> **AVAILABLE DATA**:
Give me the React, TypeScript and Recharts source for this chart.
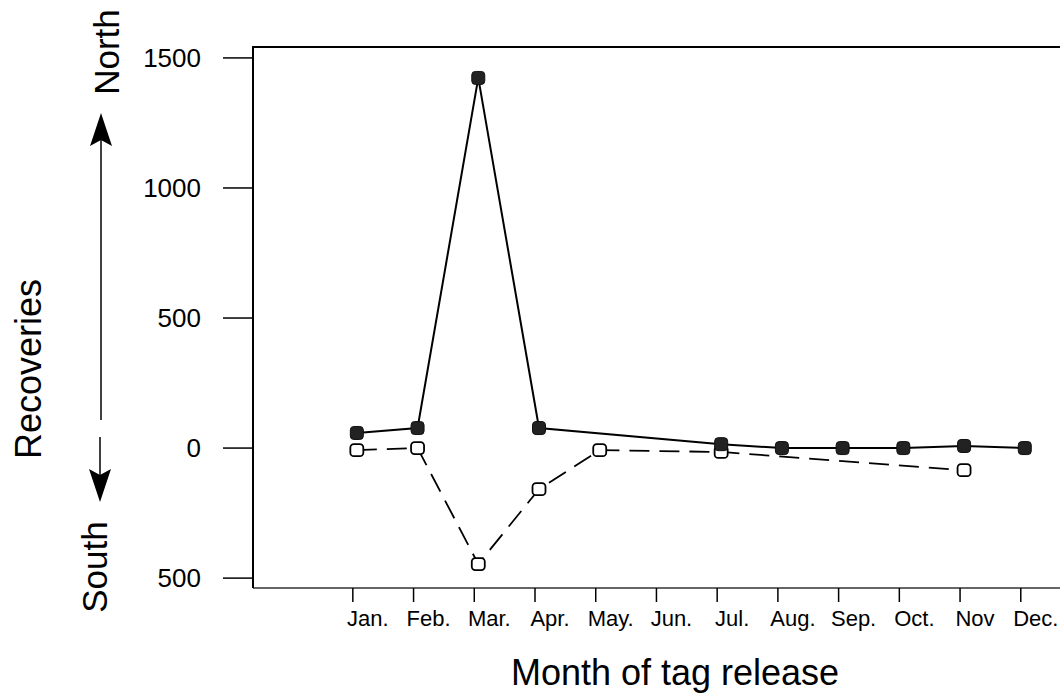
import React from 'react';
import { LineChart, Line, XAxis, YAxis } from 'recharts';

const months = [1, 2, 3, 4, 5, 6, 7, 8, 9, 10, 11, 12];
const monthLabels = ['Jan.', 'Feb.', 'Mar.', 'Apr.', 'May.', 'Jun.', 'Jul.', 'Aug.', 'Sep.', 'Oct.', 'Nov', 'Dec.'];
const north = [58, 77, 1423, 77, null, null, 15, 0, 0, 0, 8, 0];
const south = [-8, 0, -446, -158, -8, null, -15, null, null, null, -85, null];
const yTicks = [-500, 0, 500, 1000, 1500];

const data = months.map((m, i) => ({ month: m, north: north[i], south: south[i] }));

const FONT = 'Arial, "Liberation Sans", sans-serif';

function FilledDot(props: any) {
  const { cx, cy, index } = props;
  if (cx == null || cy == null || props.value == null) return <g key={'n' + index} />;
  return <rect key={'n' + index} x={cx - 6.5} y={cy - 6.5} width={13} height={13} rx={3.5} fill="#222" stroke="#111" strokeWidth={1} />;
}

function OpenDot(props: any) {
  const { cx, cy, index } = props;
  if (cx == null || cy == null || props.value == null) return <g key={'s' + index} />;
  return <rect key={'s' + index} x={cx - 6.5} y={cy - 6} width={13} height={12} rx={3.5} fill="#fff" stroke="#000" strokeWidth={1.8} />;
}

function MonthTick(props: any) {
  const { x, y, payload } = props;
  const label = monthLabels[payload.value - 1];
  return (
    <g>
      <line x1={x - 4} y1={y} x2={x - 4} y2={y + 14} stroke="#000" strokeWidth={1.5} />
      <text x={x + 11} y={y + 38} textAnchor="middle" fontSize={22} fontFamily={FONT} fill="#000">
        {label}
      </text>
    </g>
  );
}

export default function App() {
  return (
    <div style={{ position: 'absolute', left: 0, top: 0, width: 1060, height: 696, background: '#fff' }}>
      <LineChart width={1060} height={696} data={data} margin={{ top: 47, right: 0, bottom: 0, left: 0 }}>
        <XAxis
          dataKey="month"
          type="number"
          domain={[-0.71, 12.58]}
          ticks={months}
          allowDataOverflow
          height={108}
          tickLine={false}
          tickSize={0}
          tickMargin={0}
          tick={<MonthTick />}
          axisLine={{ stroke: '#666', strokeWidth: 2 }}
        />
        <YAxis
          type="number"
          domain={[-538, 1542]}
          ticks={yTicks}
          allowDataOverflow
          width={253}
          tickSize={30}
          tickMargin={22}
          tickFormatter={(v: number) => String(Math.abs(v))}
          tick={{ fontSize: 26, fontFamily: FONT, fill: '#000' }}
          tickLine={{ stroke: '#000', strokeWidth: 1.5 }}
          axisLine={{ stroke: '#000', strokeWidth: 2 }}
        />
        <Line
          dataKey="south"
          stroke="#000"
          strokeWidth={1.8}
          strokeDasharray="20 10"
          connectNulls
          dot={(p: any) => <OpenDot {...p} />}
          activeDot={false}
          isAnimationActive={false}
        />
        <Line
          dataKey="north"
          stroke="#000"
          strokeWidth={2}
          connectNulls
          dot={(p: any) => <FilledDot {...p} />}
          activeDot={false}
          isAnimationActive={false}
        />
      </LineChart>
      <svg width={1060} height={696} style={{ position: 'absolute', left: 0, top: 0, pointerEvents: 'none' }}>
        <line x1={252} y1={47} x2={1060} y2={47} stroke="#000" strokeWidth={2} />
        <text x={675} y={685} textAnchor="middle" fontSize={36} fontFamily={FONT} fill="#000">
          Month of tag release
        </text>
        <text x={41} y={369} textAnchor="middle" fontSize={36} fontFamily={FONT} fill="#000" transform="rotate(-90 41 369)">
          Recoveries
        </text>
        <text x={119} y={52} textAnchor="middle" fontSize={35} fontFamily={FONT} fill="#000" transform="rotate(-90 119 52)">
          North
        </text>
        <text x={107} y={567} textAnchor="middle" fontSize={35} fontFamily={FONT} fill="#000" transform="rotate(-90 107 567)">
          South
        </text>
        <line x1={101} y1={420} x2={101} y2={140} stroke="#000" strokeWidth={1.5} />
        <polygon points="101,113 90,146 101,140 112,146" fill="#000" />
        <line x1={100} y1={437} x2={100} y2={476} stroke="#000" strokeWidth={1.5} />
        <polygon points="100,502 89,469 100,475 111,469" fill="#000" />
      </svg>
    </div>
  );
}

> **WHAT THIS TASK INVOLVES**:
Give an exact reproduction of every line, leaving out any picture.

> **FULL RESPONSE**:
Give me the React, TypeScript and Recharts source for this chart.
import React from 'react';
import { LineChart, Line, XAxis, YAxis } from 'recharts';

const months = [1, 2, 3, 4, 5, 6, 7, 8, 9, 10, 11, 12];
const monthLabels = ['Jan.', 'Feb.', 'Mar.', 'Apr.', 'May.', 'Jun.', 'Jul.', 'Aug.', 'Sep.', 'Oct.', 'Nov', 'Dec.'];
const north = [58, 77, 1423, 77, null, null, 15, 0, 0, 0, 8, 0];
const south = [-8, 0, -446, -158, -8, null, -15, null, null, null, -85, null];
const yTicks = [-500, 0, 500, 1000, 1500];

const data = months.map((m, i) => ({ month: m, north: north[i], south: south[i] }));

const FONT = 'Arial, "Liberation Sans", sans-serif';

function FilledDot(props: any) {
  const { cx, cy, index } = props;
  if (cx == null || cy == null || props.value == null) return <g key={'n' + index} />;
  return <rect key={'n' + index} x={cx - 6.5} y={cy - 6.5} width={13} height={13} rx={3.5} fill="#222" stroke="#111" strokeWidth={1} />;
}

function OpenDot(props: any) {
  const { cx, cy, index } = props;
  if (cx == null || cy == null || props.value == null) return <g key={'s' + index} />;
  return <rect key={'s' + index} x={cx - 6.5} y={cy - 6} width={13} height={12} rx={3.5} fill="#fff" stroke="#000" strokeWidth={1.8} />;
}

function MonthTick(props: any) {
  const { x, y, payload } = props;
  const label = monthLabels[payload.value - 1];
  return (
    <g>
      <line x1={x - 4} y1={y} x2={x - 4} y2={y + 14} stroke="#000" strokeWidth={1.5} />
      <text x={x + 11} y={y + 38} textAnchor="middle" fontSize={22} fontFamily={FONT} fill="#000">
        {label}
      </text>
    </g>
  );
}

export default function App() {
  return (
    <div style={{ position: 'absolute', left: 0, top: 0, width: 1060, height: 696, background: '#fff' }}>
      <LineChart width={1060} height={696} data={data} margin={{ top: 47, right: 0, bottom: 0, left: 0 }}>
        <XAxis
          dataKey="month"
          type="number"
          domain={[-0.71, 12.58]}
          ticks={months}
          allowDataOverflow
          height={108}
          tickLine={false}
          tickSize={0}
          tickMargin={0}
          tick={<MonthTick />}
          axisLine={{ stroke: '#666', strokeWidth: 2 }}
        />
        <YAxis
          type="number"
          domain={[-538, 1542]}
          ticks={yTicks}
          allowDataOverflow
          width={253}
          tickSize={30}
          tickMargin={22}
          tickFormatter={(v: number) => String(Math.abs(v))}
          tick={{ fontSize: 26, fontFamily: FONT, fill: '#000' }}
          tickLine={{ stroke: '#000', strokeWidth: 1.5 }}
          axisLine={{ stroke: '#000', strokeWidth: 2 }}
        />
        <Line
          dataKey="south"
          stroke="#000"
          strokeWidth={1.8}
          strokeDasharray="20 10"
          connectNulls
          dot={(p: any) => <OpenDot {...p} />}
          activeDot={false}
          isAnimationActive={false}
        />
        <Line
          dataKey="north"
          stroke="#000"
          strokeWidth={2}
          connectNulls
          dot={(p: any) => <FilledDot {...p} />}
          activeDot={false}
          isAnimationActive={false}
        />
      </LineChart>
      <svg width={1060} height={696} style={{ position: 'absolute', left: 0, top: 0, pointerEvents: 'none' }}>
        <line x1={252} y1={47} x2={1060} y2={47} stroke="#000" strokeWidth={2} />
        <text x={675} y={685} textAnchor="middle" fontSize={36} fontFamily={FONT} fill="#000">
          Month of tag release
        </text>
        <text x={41} y={369} textAnchor="middle" fontSize={36} fontFamily={FONT} fill="#000" transform="rotate(-90 41 369)">
          Recoveries
        </text>
        <text x={119} y={52} textAnchor="middle" fontSize={35} fontFamily={FONT} fill="#000" transform="rotate(-90 119 52)">
          North
        </text>
        <text x={107} y={567} textAnchor="middle" fontSize={35} fontFamily={FONT} fill="#000" transform="rotate(-90 107 567)">
          South
        </text>
        <line x1={101} y1={420} x2={101} y2={140} stroke="#000" strokeWidth={1.5} />
        <polygon points="101,113 90,146 101,140 112,146" fill="#000" />
        <line x1={100} y1={437} x2={100} y2={476} stroke="#000" strokeWidth={1.5} />
        <polygon points="100,502 89,469 100,475 111,469" fill="#000" />
      </svg>
    </div>
  );
}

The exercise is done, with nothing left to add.